- **WHAT YOU ARE ASKED TO DO**
Repeat, exactly and only, the lines from the beginning of the data through the line with "(0,0) rectangle (408,338);". Pictures are left out.

- **STORED DATA**
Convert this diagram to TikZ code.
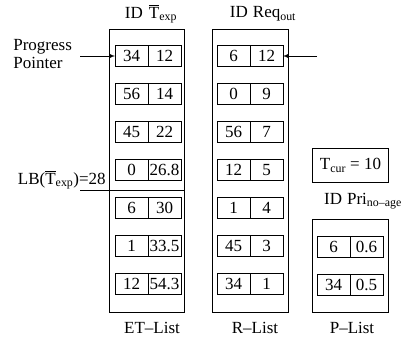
\documentclass[tikz,border=0pt]{standalone}
\usepackage{fontspec}
\setmainfont{Liberation Serif}
\usetikzlibrary{positioning}

\newcommand{\Tbar}{$\overline{\mbox{T}}$}

\tikzset{
	cell/.style={draw, minimum width=33pt, minimum height=21pt, inner sep=0pt, outer sep=0pt},
	listbox/.style={draw, inner sep=0pt, outer sep=0pt},
	lbl/.style={inner sep=0pt},
}

\begin{document}
\begin{tikzpicture}[x=1pt, y=-1pt, line width=0.7pt, font=\fontsize{17}{18}\selectfont]
	\useasboundingbox (0,0) rectangle (408,338);
	
	% List boxes
	\node[listbox, minimum width=75pt, minimum height=283pt] (etbox) at (146.5,170.5) {};
	\node[listbox, minimum width=76pt, minimum height=283pt] (rlbox) at (250,170.5) {};
	\node[listbox, minimum width=76pt, minimum height=93pt] (plbox) at (350.5,265.5) {};
	
	% ET-List
	\foreach \id/\val [count=\i] in {34/12, 56/14, 45/22, 0/26.8, 6/30, 1/33.5, 12/54.3} {
		\node[cell] (et\i id) at (131.5,{18+38*\i}) {\id};
		\node[cell, right=0pt of et\i id] (et\i val) {\val};
	}
	
	% R-List
	\foreach \id/\val [count=\i] in {6/12, 0/9, 56/7, 12/5, 1/4, 45/3, 34/1} {
		\node[cell] (rl\i id) at (233.5,{18+38*\i}) {\id};
		\node[cell, right=0pt of rl\i id] (rl\i val) {\val};
	}
	
	% P-List
	\foreach \id/\val [count=\i] in {6/0.6, 34/0.5} {
		\node[cell] (pl\i id) at (333.5,{19+38*(\i+5)}) {\id};
		\node[cell, right=0pt of pl\i id] (pl\i val) {\val};
	}
	
	% Headers
	\node[lbl] (ethead) at (151,14) {ID\hspace{6pt}\Tbar\textsubscript{exp}};
	\node[lbl] (rlhead) at (263,14) {ID\hspace{5pt}Req\textsubscript{out}};
	\node[lbl] (plhead) at (363,201) {ID\hspace{5pt}Pri\textsubscript{no--age}};
	
	% Current time
	\node[draw, minimum width=76pt, minimum height=34pt, inner sep=0pt] (tcur) at (350.5,165.5) {T\textsubscript{cur} = 10};
	
	% List names
	\node[lbl] (etname) at (152,328) {ET--List};
	\node[lbl] (rlname) at (255,328) {R--List};
	\node[lbl] (plname) at (352,328) {P--List};
	
	% Pointers
	\node[lbl, anchor=west, align=left] (pp) at (13,54) {Progress\\Pointer};
	\draw[-latex] ([xshift=8pt]pp.east |- et1id.west) -- (et1id.west);
	\coordinate (rltail) at (317,56);
	\draw[-latex] (rltail) -- (rl1val.east);
	
	% Lower bound
	\node[lbl, anchor=base east] (lb) at (106,184) {LB(\Tbar\textsubscript{exp})=28};
	\coordinate (lbtail) at (80,190);
	\draw (lbtail) -- (lbtail -| etbox.east);
	
\end{tikzpicture}
\end{document}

- **THE SOLUTION**
Convert this diagram to TikZ code.
\documentclass[tikz,border=0pt]{standalone}
\usepackage{fontspec}
\setmainfont{Liberation Serif}
\usetikzlibrary{positioning}

\newcommand{\Tbar}{$\overline{\mbox{T}}$}

\tikzset{
	cell/.style={draw, minimum width=33pt, minimum height=21pt, inner sep=0pt, outer sep=0pt},
	listbox/.style={draw, inner sep=0pt, outer sep=0pt},
	lbl/.style={inner sep=0pt},
}

\begin{document}
\begin{tikzpicture}[x=1pt, y=-1pt, line width=0.7pt, font=\fontsize{17}{18}\selectfont]
	\useasboundingbox (0,0) rectangle (408,338);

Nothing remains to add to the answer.